In realtà, l’operazione di polizia di cui parla ora il giornalista Frank Garbely, è avvenuta molto tempo fa. Nel 2006 l’Autorità Nazionale Antimafia italiana (DIA), in collaborazione con la Procura Federale Svizzera, aveva avviato il monitoraggio di un bocciodromo, considerato luogo di incontro di quattro persone sospettate di fare parte di una organizzazione mafiosa: i presunti mafiosi Fortunato M., Francesco R., Antonio M. e Bruno P. si incontravano lì e si sedevano per la maggior parte delle volte allo stesso tavolo. Le autorità svizzere avevano acconsentito a tale osservazione, a determinate condizioni. Secondo Garbely, infatti, solo quella precisa area poteva essere monitorata. Molte cose però andarono storte durante le misure di sorveglianza: furono riscontrati parecchi problemi tecnici e alla fine il materiale raccolto fu cancellato perché le registrazioni non mostravano solo i quattro sospettati ma anche giudici, giornalisti e funzionari pubblici. Il monitoraggio era stato interrotto dopo tre mesi, “a causa di problemi tecnici”, secondo l’articolo.

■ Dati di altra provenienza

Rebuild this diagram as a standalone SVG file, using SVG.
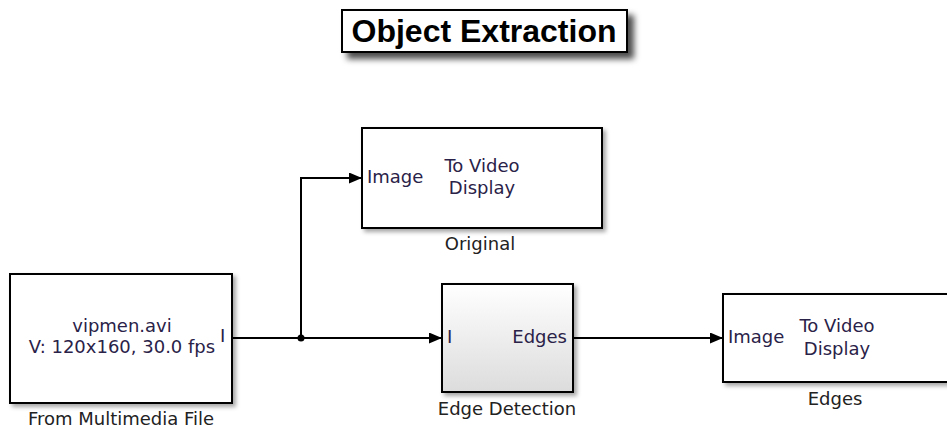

Le azioni di sorveglianza erano state eseguite da un’azienda italiana, impresa di copertura dietro la quale lavorava la DIA. Fortunato M. fu in seguito arrestato ed estradato.

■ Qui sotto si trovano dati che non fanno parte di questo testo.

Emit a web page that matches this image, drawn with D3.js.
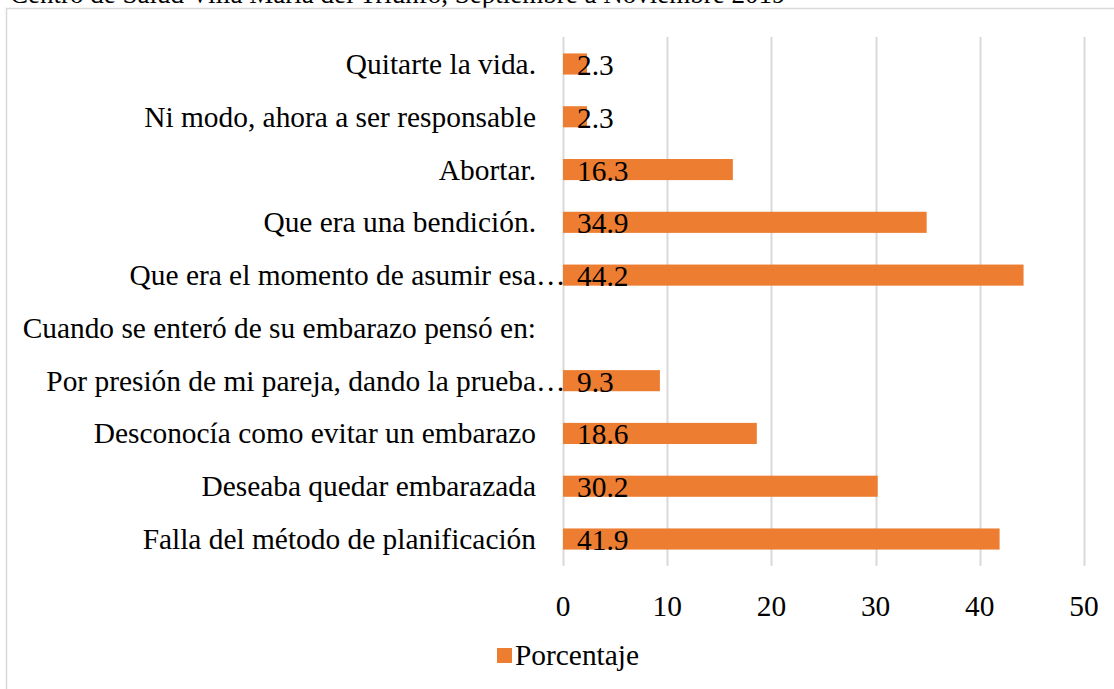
<!DOCTYPE html>
<html>
<head>
<meta charset="utf-8">
<script src="https://cdn.jsdelivr.net/npm/d3@7"></script>
<style>
  body { margin: 0; background: #fff; }
  text { font-family: "Liberation Serif", "Times New Roman", serif; fill: #000; }
</style>
</head>
<body>
<div id="chart"></div>
<script>
// data, bottom to top as in the picture
const categories = [
  "Falla del método de planificación",
  "Deseaba quedar embarazada",
  "Desconocía como evitar un embarazo",
  "Por presión de mi pareja, dando la prueba…",
  "Cuando se enteró de su embarazo pensó en:",
  "Que era el momento de asumir esa…",
  "Que era una bendición.",
  "Abortar.",
  "Ni modo, ahora a ser responsable",
  "Quitarte la vida."
];
const values = [41.9, 30.2, 18.6, 9.3, null, 44.2, 34.9, 16.3, 2.3, 2.3];
const ticks = [0, 10, 20, 30, 40, 50];
const seriesName = "Porcentaje";
const title = "Centro de Salud Villa María del Triunfo, Septiembre a Noviembre 2019";

const width = 1114, height = 689;
const fontSize = 29.4;
const orange = "#ED7D31";

const svg = d3.select("#chart").append("svg")
  .attr("width", width)
  .attr("height", height);

// title line, cropped by the top edge as in the source picture
svg.append("text")
  .attr("x", 10)
  .attr("y", 3)
  .style("font-size", "27px")
  .text(title);

// chart frame
svg.append("rect")
  .attr("x", 6.5).attr("y", 8.5)
  .attr("width", 1130).attr("height", 700)
  .attr("fill", "none")
  .attr("stroke", "#d9d9d9")
  .attr("stroke-width", 1.5);

const x = d3.scaleLinear().domain([0, 50]).range([563, 1084]);
const y = d3.scaleBand()
  .domain(categories.slice().reverse())
  .range([37.6, 565.4])
  .paddingInner(0.6)
  .paddingOuter(0.3);

// gridlines
svg.append("g")
  .selectAll("line")
  .data(ticks)
  .join("line")
  .attr("x1", d => Math.round(x(d)) + 0.5)
  .attr("x2", d => Math.round(x(d)) + 0.5)
  .attr("y1", 37)
  .attr("y2", 566)
  .attr("stroke", "#d9d9d9")
  .attr("stroke-width", 2);

// tick labels
svg.append("g")
  .selectAll("text")
  .data(ticks)
  .join("text")
  .attr("x", d => x(d))
  .attr("y", 616)
  .attr("text-anchor", "middle")
  .style("font-size", fontSize + "px")
  .text(d => d);

const rows = categories.map((c, i) => ({ cat: c, val: values[i] }));

// bars
svg.append("g")
  .selectAll("rect")
  .data(rows.filter(d => d.val != null))
  .join("rect")
  .attr("x", x(0))
  .attr("y", d => y(d.cat))
  .attr("width", d => x(d.val) - x(0))
  .attr("height", y.bandwidth())
  .attr("fill", orange);

// value labels (inside base)
svg.append("g")
  .selectAll("text")
  .data(rows.filter(d => d.val != null))
  .join("text")
  .attr("x", x(0) + 14)
  .attr("y", d => y(d.cat) + y.bandwidth() / 2 + 11)
  .style("font-size", fontSize + "px")
  .text(d => d.val.toFixed(1));

// category labels, truncated ones hang their ellipsis past the label box
const labelRight = 536;
const cats = svg.append("g")
  .selectAll("g")
  .data(rows)
  .join("g")
  .attr("transform", d => `translate(0, ${y(d.cat) + y.bandwidth() / 2 + 10})`);

cats.append("text")
  .attr("x", labelRight)
  .attr("text-anchor", "end")
  .style("font-size", fontSize + "px")
  .text(d => d.cat.replace("…", ""));

cats.filter(d => d.cat.endsWith("…"))
  .append("text")
  .attr("x", labelRight)
  .style("font-size", fontSize + "px")
  .text("…");

// legend
const legend = svg.append("g").attr("transform", "translate(497, 648)");
legend.append("rect")
  .attr("width", 15).attr("height", 15)
  .attr("fill", orange);
legend.append("text")
  .attr("x", 18)
  .attr("y", 17)
  .style("font-size", fontSize + "px")
  .text(seriesName);
</script>
</body>
</html>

L’intera operazione è stata al centro di dubbi e scandali in diversi articoli perché, tra le altre cose, le intercettazioni non erano state eseguite da tecnici svizzeri. Nello stesso periodo sono uscite anche notizie su presunti problemi di salute che avevano colpito in prigione Fortunato M.. Naturalmente non sono mancati i commenti sul fatto che M., un pittore, non poteva essere un mafioso, descrivendolo come una persona amichevole o un collega e un artigiano.
Ciò che è interessante notare di questa vicenda è che i documenti interni sono stati divulgati e di questo non saranno soddisfatte le autorità italiane, le quali da molto tempo intrattengono relazioni particolarmente difficili con le autorità svizzere: come in Germania anche la Svizzera ha, infatti, delle leggi per la lotta alla mafia inadeguate. Nello stesso tempo gli investigatori italiani hanno reso pubblico una registrazione del bocciodromo senza consultare i colleghi svizzeri.

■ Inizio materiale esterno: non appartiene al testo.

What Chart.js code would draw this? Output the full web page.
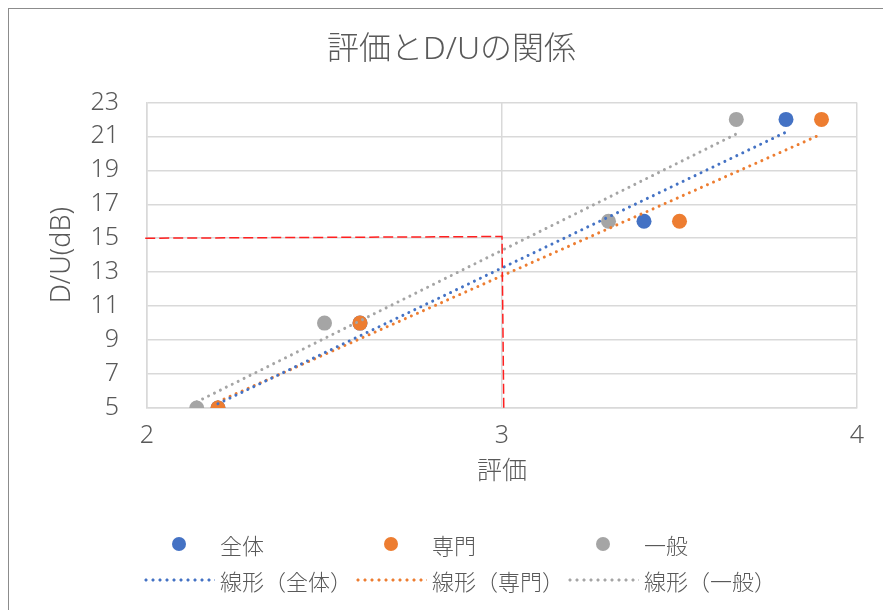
<!DOCTYPE html>
<html>
<head>
<meta charset="utf-8">
<script src="https://cdn.jsdelivr.net/npm/chart.js@4/dist/chart.umd.min.js"></script>
<style>
  html, body { margin: 0; padding: 0; background: #fff; overflow: hidden; }
  #wrap { position: relative; width: 883px; height: 610px; }
  #frame { position: absolute; left: 8px; top: 8px; width: 900px; height: 700px; border: 1px solid #8c8c8c; box-sizing: border-box; }
  #chart { position: absolute; left: 0; top: 0; }
  #legend { position: absolute; left: 143px; top: 526px; width: 640px;
            font-family: 'Noto Sans', 'Noto Sans CJK JP', sans-serif; font-weight: 300; font-size: 22px; color: #595959; }
  .row { display: flex; height: 36px; align-items: center; }
  .item { width: 212px; display: flex; align-items: center; }
  .sym { width: 72px; height: 16px; display: flex; align-items: center; justify-content: center; margin-right: 5px; }
  .dot { width: 14px; height: 14px; border-radius: 50%; }
  .dash { width: 72px; height: 4px; background-size: 7px 4px; background-repeat: repeat-x; }
</style>
</head>
<body>
<div id="wrap">
  <div id="frame"></div>
  <canvas id="chart" width="883" height="610"></canvas>
  <div id="legend"></div>
</div>
<script>
// 評価 と D/U の値
const seriesNames = ['全体', '専門', '一般'];
const seriesColors = ['#4472C4', '#ED7D31', '#A5A5A5'];

const zentaiX = [2.2, 2.6, 3.4, 3.8];
const zentaiY = [5, 10, 16, 22];
const senmonX = [2.2, 2.6, 3.5, 3.9];
const senmonY = [5, 10, 16, 22];
const ippanX = [2.14, 2.5, 3.3, 3.66];
const ippanY = [5, 10, 16, 22];

// 線形近似の両端
const zentaiTrendX = [2.2, 3.8];
const zentaiTrendY = [5.25, 21.25];
const senmonTrendX = [2.2, 3.9];
const senmonTrendY = [5.37, 21.13];
const ippanTrendX = [2.14, 3.66];
const ippanTrendY = [5.36, 21.14];

// 赤の補助線
const guideX = [1.995, 3.0, 3.005];
const guideY = [15.0, 15.1, 4.95];

const xTicks = [2, 3, 4];
const yTicks = [5, 7, 9, 11, 13, 15, 17, 19, 21, 23];

const FONT = "'Noto Sans', 'Noto Sans CJK JP', sans-serif";
const TEXT = '#595959';
const GRID = '#D9D9D9';

const pts = (xs, ys) => xs.map((x, i) => ({ x, y: ys[i] }));

function pointSet(i, xs, ys, order) {
  return {
    label: seriesNames[i],
    data: pts(xs, ys),
    backgroundColor: seriesColors[i],
    borderColor: seriesColors[i],
    pointRadius: 7.5,
    pointBorderWidth: 0,
    showLine: false,
    order: order,
  };
}

function trendSet(i, xs, ys) {
  return {
    label: '線形（' + seriesNames[i] + '）',
    data: pts(xs, ys),
    borderColor: seriesColors[i],
    borderWidth: 3,
    borderDash: [0.01, 6.6],
    borderCapStyle: 'round',
    pointRadius: 0,
    showLine: true,
    fill: false,
    order: 1,
    trend: true,
  };
}

const datasets = [
  pointSet(0, zentaiX, zentaiY, 5),
  pointSet(1, senmonX, senmonY, 4),
  pointSet(2, ippanX, ippanY, 6),
  trendSet(0, zentaiTrendX, zentaiTrendY),
  trendSet(1, senmonTrendX, senmonTrendY),
  trendSet(2, ippanTrendX, ippanTrendY),
  {
    label: 'guide',
    data: pts(guideX, guideY),
    borderColor: '#FF2020',
    borderWidth: 1.5,
    borderDash: [10, 4],
    pointRadius: 0,
    showLine: true,
    fill: false,
    clip: false,
    order: 0,
    guide: true,
  },
];

const chart = new Chart(document.getElementById('chart'), {
  type: 'scatter',
  data: { datasets },
  options: {
    responsive: false,
    animation: false,
    layout: { padding: { left: 46, right: 26, top: 0, bottom: 110 } },
    plugins: {
      legend: { display: false },
      tooltip: { enabled: false },
      title: {
        display: true,
        text: '評価とD/Uの関係',
        color: TEXT,
        font: { family: FONT, size: 32, weight: 300 },
        padding: { top: 31, bottom: 33 },
      },
    },
    scales: {
      x: {
        type: 'linear',
        min: 2,
        max: 4,
        afterFit: (s) => { s.height = 92; },
        afterBuildTicks: (s) => { s.ticks = xTicks.map(v => ({ value: v })); },
        grid: { color: GRID, lineWidth: 1.5, drawTicks: false },
        border: { color: GRID, width: 1.5 },
        ticks: { color: TEXT, font: { family: FONT, size: 25, weight: 300 }, padding: 13 },
        title: {
          display: true,
          text: '評価',
          color: TEXT,
          font: { family: FONT, size: 25, weight: 300 },
          padding: { top: 0, bottom: 13 },
        },
      },
      y: {
        type: 'linear',
        min: 5,
        max: 23,
        afterFit: (s) => { s.width = 101; },
        afterBuildTicks: (s) => { s.ticks = yTicks.map(v => ({ value: v })); },
        grid: { color: GRID, lineWidth: 1.5, drawTicks: false },
        border: { color: GRID, width: 1.5 },
        ticks: { color: TEXT, font: { family: FONT, size: 25, weight: 300 }, padding: 28, autoSkip: false },
        title: {
          display: true,
          text: 'D/U(dB)',
          color: TEXT,
          font: { family: FONT, size: 27, weight: 300 },
          padding: { top: 0, bottom: 0 },
        },
      },
    },
  },
});

// 凡例 (Excel風 3列)
function buildLegend(ch) {
  const box = document.getElementById('legend');
  const sets = ch.data.datasets.filter(d => !d.guide);
  const rows = [sets.filter(d => !d.trend), sets.filter(d => d.trend)];
  rows.forEach(list => {
    const row = document.createElement('div');
    row.className = 'row';
    list.forEach(d => {
      const item = document.createElement('div');
      item.className = 'item';
      const sym = document.createElement('span');
      sym.className = 'sym';
      const mark = document.createElement('span');
      if (d.trend) {
        mark.className = 'dash';
        mark.style.backgroundImage = `radial-gradient(circle at 3px 2px, ${d.borderColor} 1.3px, transparent 1.8px)`;
      } else {
        mark.className = 'dot';
        mark.style.background = d.backgroundColor;
      }
      sym.appendChild(mark);
      const txt = document.createElement('span');
      txt.textContent = d.label;
      item.appendChild(sym);
      item.appendChild(txt);
      row.appendChild(item);
    });
    box.appendChild(row);
  });
}
buildLegend(chart);
</script>
</body>
</html>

In occasione di una conferenza tenutasi a fine febbraio, il procuratore generale Michael Lauber ha fornito informazioni sul procedimento penale: secondo il procuratore, in questo momento, in Svizzera, ci sono venti casi giudiziari aperti in cui il paese è interessante perché luogo di riciclaggio di denaro ed è “il più vulnerabile per crimini finanziari”. Lauber vorrebbe in futuro avvalersi maggiormente di testimoni che abbiano presentato domanda di protezione: “Dobbiamo scoprire che cosa avviene all’interno dei circoli mafiosi” ha spiegato il procuratore. Tuttavia la Svizzera non dispone ancora di una legislazione sufficiente in materia.
Questi toni sono sorprendenti visto che Lauber aveva implicato che non avrebbe più condotto ulteriori indagini sulla mafia per mancanze di prospettive di successo.
Speriamo che le autorità svizzere stiano procedendo a un cambio di posizione. Il pericolo d’infiltrazioni mafiose è presente indubbiamente anche in Svizzera. Solo di recente si è saputo che un’impresa di costruzioni poco trasparente aveva vinto un’importante commessa per la costruzione di un tunnel dal valore di oltre un miliardo di franchi svizzeri. La certificazione antimafia è stata ritirata alla casa madre italiana e cinque dei suoi dipendenti sono stati arrestati perché appartenenti alla mafia. Sono stati anche accusati di corruzione.